By Laurie Guest
If you are a member of a team, working with your team is essential. Team building is one of the most frequently requested topics in my work with organizations. I always ask the client to first reflect on what teamwork means in his or her environment.
Does it mean that the staff get along and are mostly tension free? Does it mean everyone knows his or her position and how it fits into the big picture? What kind of work environment are you looking to create? Knowing where you currently stand and where you aspire to be is the critical first step.
Start the conversation with your team’s definition of teamwork. Teamwork means two or more people committed to working together to achieve a common goal. That sounds like a simple definition, but when we break it down a bit, it’s obvious that it’s harder than it seems.
First: a team consists of two or more people. I always say wherever two or more are gathered, there’s trouble. Think about it. Different personality styles and different ways of communicating. What about the listening issue? I may think I’m being very clear with my words, but you hear something totally different.
I think we can all agree that getting along with other people can be tough sometimes. The solution is to be understanding, forgiving, and nonjudgmental with your co-workers. Though I wasn’t very good at this in the early years of my career, I learned to be more tolerant by not making everything about me. Just because a co-worker doesn’t offer an enthusiastic “good morning” with a smile, doesn’t mean they’re mad at me. Odds are good it has nothing to do with me.

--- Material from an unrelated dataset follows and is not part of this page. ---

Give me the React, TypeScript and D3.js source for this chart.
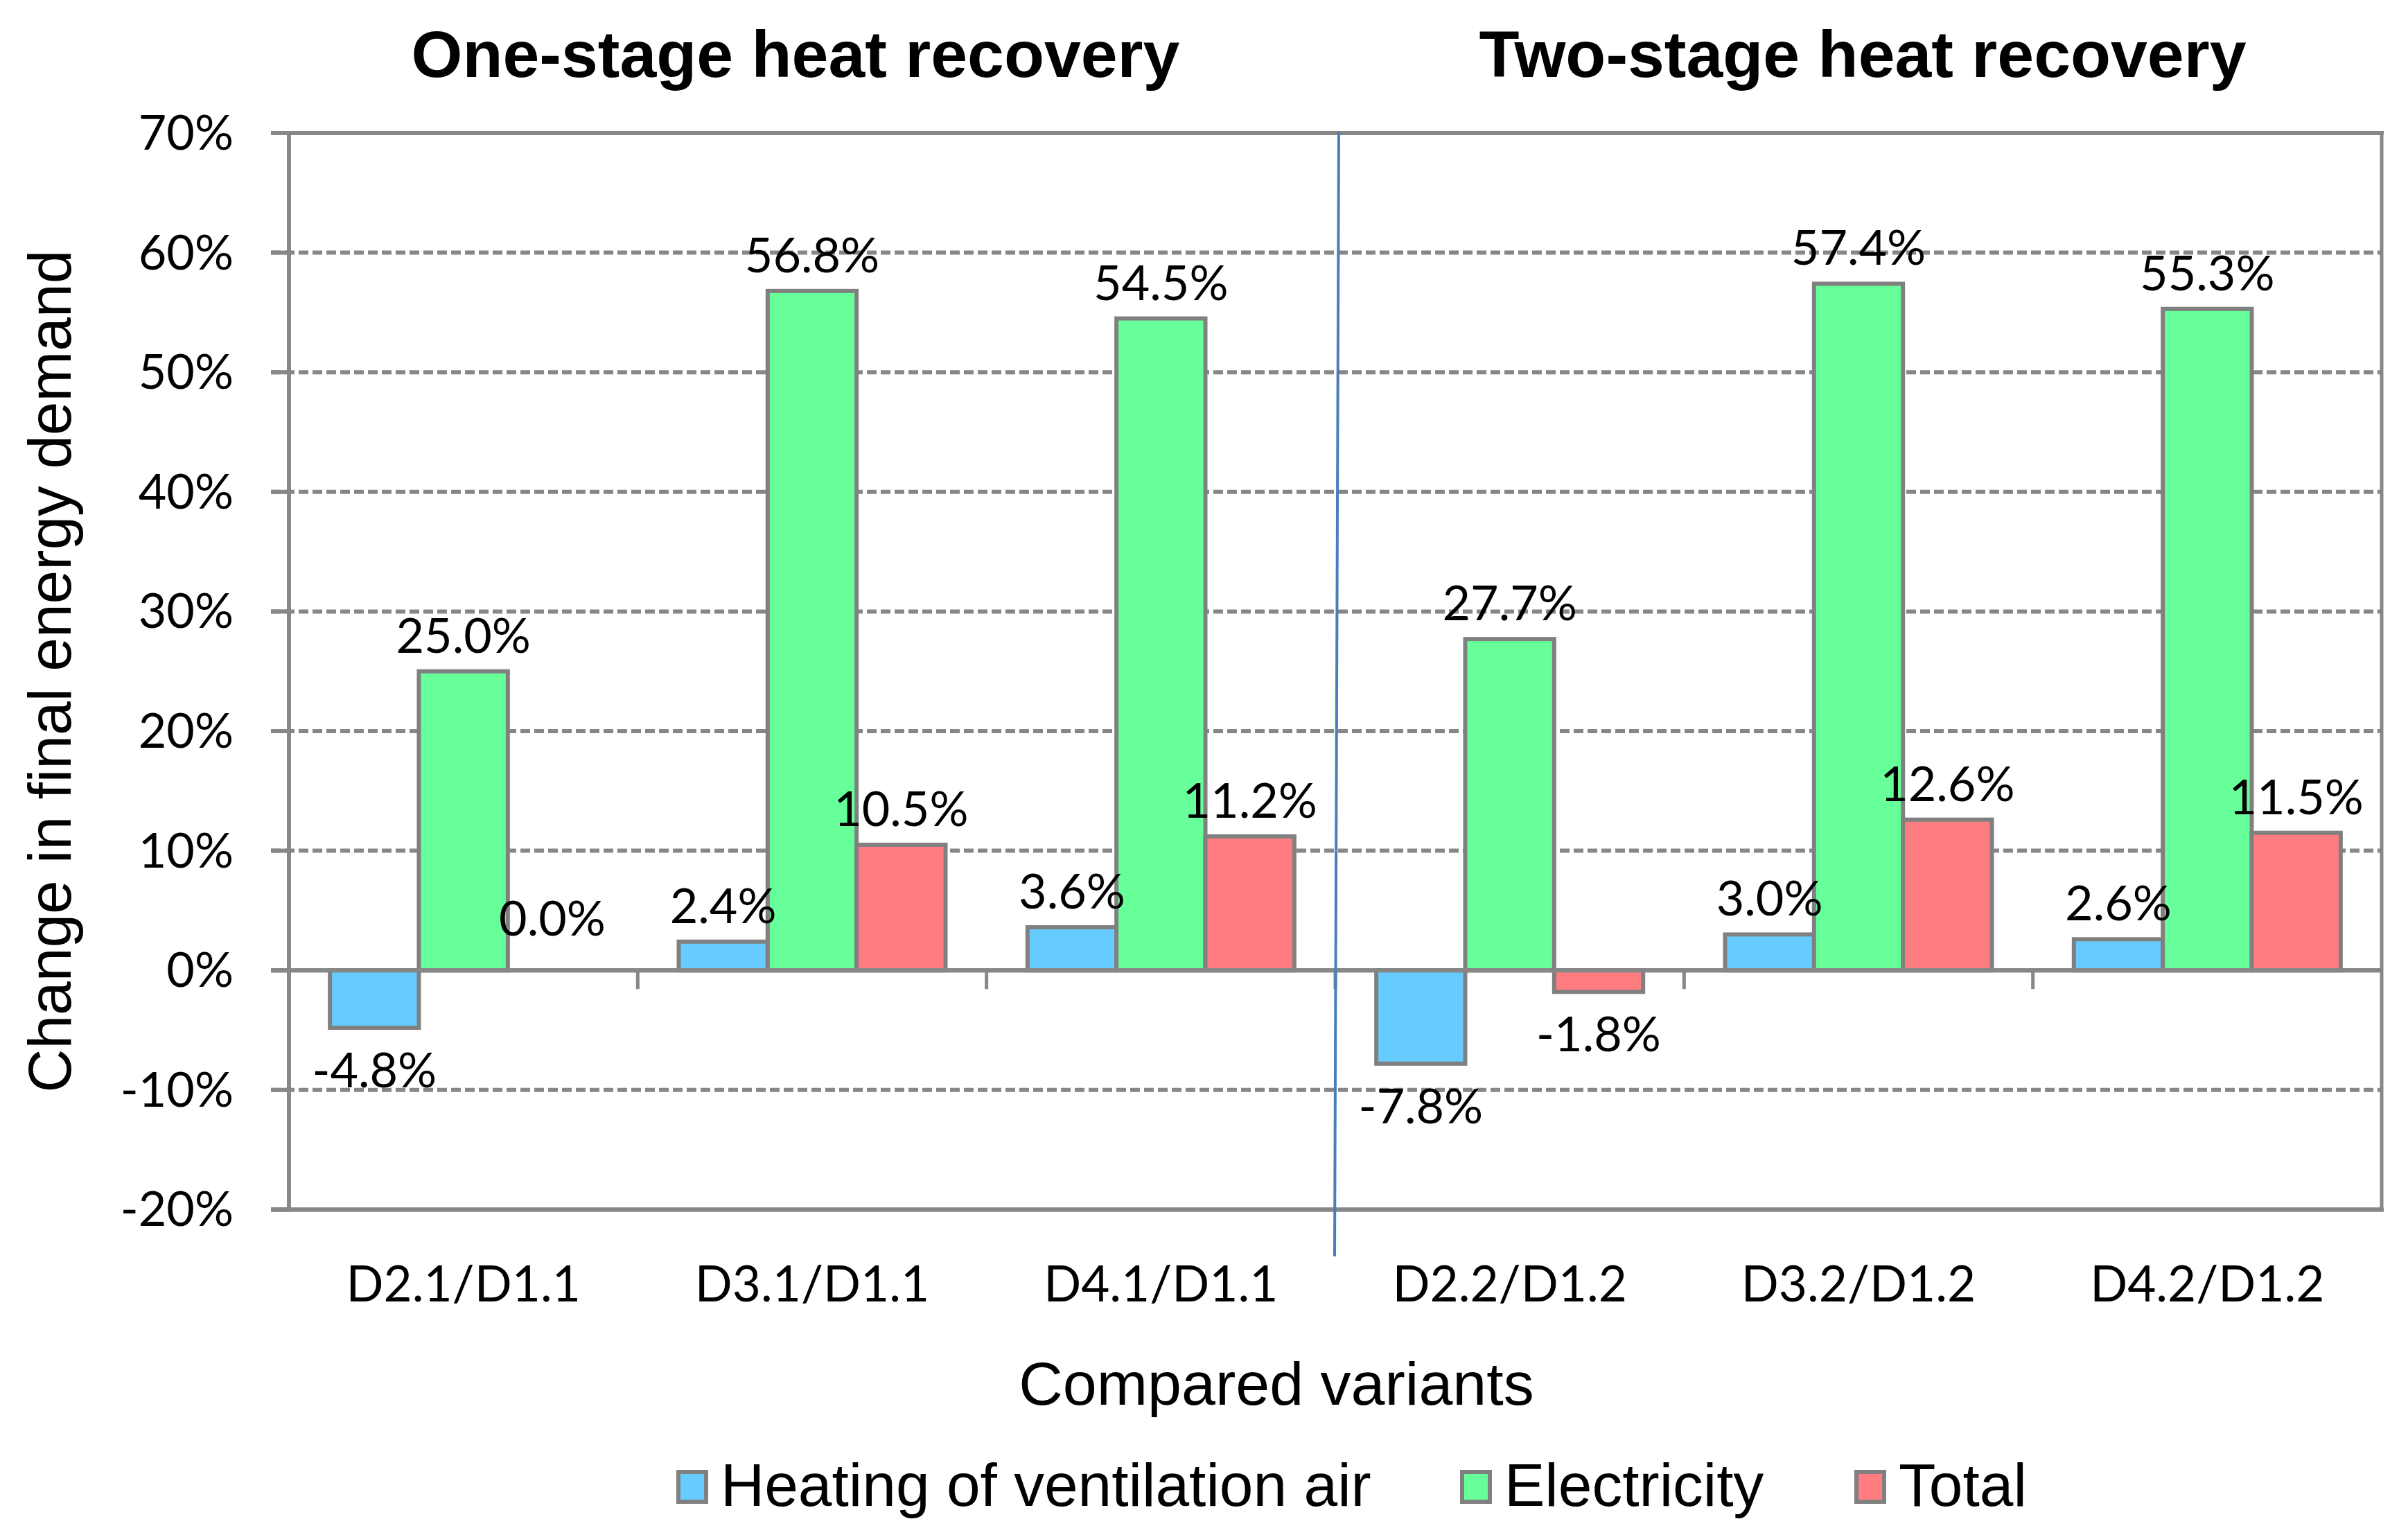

Next: a team commits to working together. When I’m invited to an organization to help with teamwork issues, the first thing I do is try to figure out what things all parties agree about. For example, do we all agree that we want to be known as the premier place to buy our product? Do we agree that we can provide better service if we work together for a seamless delivery and stop airing our dirty laundry to customers? Yes? Okay, then what do we have to do to make these answers a reality? If we cannot agree to commit our efforts for the good of the guest, the company, or our co-workers, then cohesive teamwork is impossible to achieve. We will have to start at the foundation and work up to strength.
Finally: a team strives to achieve a common goal. This is where we can dive in and make progress when we’re trying to improve comradery. Do we have attainable goals as an organization? Are the goals written down and reviewed on a regular basis? Does everyone understand his or her role in helping us achieve these goals? Is there a reward for all of us in achieving the goal? In other words, what’s my incentive?
If you can’t answer yes to all these questions, then examining goal setting and incentives will be an important first step in getting everyone to work on the same page.
A team consisting of two or more people working together to achieve a common goal is essential in a successful organization.